**JOB:** Retype the lines beneath this one, from the first through the line containing "-69.8, -89.5, -99.2];". Pictures are left out.
** START **
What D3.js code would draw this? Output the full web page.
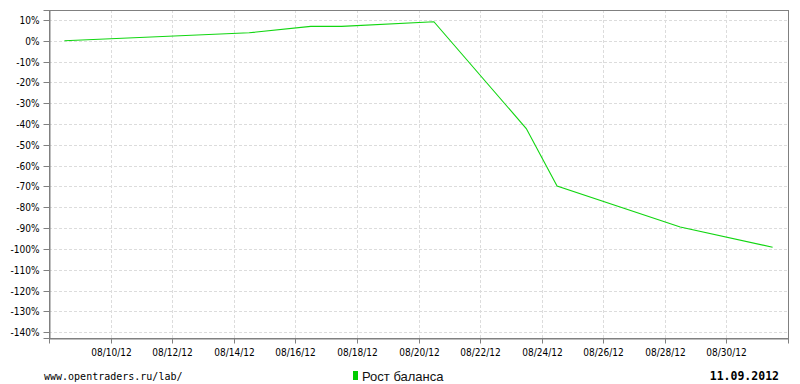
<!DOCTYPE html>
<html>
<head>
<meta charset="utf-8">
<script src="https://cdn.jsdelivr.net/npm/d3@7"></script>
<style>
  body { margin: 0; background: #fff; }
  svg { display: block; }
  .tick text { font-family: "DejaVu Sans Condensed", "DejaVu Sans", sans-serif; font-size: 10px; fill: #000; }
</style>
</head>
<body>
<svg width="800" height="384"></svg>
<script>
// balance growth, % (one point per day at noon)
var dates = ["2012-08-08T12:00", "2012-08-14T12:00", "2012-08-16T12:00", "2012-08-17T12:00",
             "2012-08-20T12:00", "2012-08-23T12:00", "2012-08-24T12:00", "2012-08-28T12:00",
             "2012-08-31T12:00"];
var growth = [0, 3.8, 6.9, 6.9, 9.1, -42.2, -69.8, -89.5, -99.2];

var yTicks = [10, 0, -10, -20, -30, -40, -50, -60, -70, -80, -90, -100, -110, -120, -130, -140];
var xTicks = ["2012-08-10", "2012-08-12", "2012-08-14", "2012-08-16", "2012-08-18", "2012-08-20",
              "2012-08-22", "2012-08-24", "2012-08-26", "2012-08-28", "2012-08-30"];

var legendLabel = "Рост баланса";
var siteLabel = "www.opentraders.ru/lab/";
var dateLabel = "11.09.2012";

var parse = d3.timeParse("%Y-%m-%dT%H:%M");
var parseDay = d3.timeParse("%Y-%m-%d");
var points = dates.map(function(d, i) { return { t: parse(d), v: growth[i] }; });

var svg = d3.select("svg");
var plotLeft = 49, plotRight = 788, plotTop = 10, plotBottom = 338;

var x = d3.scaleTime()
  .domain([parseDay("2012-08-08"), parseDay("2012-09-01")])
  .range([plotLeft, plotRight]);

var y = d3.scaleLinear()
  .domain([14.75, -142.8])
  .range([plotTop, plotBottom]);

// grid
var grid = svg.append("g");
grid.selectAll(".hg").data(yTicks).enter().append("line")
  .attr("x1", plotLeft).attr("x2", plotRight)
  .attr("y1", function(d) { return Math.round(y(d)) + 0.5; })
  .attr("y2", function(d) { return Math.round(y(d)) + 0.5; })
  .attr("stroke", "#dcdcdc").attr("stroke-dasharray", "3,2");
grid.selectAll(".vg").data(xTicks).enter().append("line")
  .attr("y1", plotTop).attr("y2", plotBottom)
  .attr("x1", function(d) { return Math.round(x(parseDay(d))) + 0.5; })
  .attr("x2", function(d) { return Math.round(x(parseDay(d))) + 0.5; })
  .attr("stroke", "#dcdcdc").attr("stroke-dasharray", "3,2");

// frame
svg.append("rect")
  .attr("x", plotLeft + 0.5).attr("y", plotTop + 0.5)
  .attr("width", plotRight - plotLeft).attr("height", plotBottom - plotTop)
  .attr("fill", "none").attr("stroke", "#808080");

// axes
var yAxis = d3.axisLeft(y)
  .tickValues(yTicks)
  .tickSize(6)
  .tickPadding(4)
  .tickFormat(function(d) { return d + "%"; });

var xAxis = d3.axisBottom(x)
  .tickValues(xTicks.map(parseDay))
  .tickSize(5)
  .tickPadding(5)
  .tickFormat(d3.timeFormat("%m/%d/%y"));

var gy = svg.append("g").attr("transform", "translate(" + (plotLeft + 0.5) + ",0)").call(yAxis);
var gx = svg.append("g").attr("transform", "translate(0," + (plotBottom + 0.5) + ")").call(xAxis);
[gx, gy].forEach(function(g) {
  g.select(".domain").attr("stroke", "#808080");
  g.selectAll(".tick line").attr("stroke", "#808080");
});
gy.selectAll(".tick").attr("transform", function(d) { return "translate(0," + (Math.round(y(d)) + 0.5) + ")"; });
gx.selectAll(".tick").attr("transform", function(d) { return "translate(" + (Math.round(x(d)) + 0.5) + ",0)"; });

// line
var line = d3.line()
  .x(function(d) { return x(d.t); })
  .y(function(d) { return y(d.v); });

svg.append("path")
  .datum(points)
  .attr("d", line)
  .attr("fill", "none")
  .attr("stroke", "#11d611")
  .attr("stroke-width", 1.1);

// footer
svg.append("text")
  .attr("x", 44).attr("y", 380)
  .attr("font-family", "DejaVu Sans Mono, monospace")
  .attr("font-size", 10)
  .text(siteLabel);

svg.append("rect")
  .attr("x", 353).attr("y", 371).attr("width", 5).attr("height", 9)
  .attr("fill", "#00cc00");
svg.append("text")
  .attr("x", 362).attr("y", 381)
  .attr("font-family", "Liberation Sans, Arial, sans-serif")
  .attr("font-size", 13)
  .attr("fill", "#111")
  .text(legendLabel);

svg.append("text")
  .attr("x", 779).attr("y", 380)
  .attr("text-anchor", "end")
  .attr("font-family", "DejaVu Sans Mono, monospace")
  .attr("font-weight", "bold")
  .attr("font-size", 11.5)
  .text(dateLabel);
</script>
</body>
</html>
** END **
**FINISHED TASK:**
What D3.js code would draw this? Output the full web page.
<!DOCTYPE html>
<html>
<head>
<meta charset="utf-8">
<script src="https://cdn.jsdelivr.net/npm/d3@7"></script>
<style>
  body { margin: 0; background: #fff; }
  svg { display: block; }
  .tick text { font-family: "DejaVu Sans Condensed", "DejaVu Sans", sans-serif; font-size: 10px; fill: #000; }
</style>
</head>
<body>
<svg width="800" height="384"></svg>
<script>
// balance growth, % (one point per day at noon)
var dates = ["2012-08-08T12:00", "2012-08-14T12:00", "2012-08-16T12:00", "2012-08-17T12:00",
             "2012-08-20T12:00", "2012-08-23T12:00", "2012-08-24T12:00", "2012-08-28T12:00",
             "2012-08-31T12:00"];
var growth = [0, 3.8, 6.9, 6.9, 9.1, -42.2, -69.8, -89.5, -99.2];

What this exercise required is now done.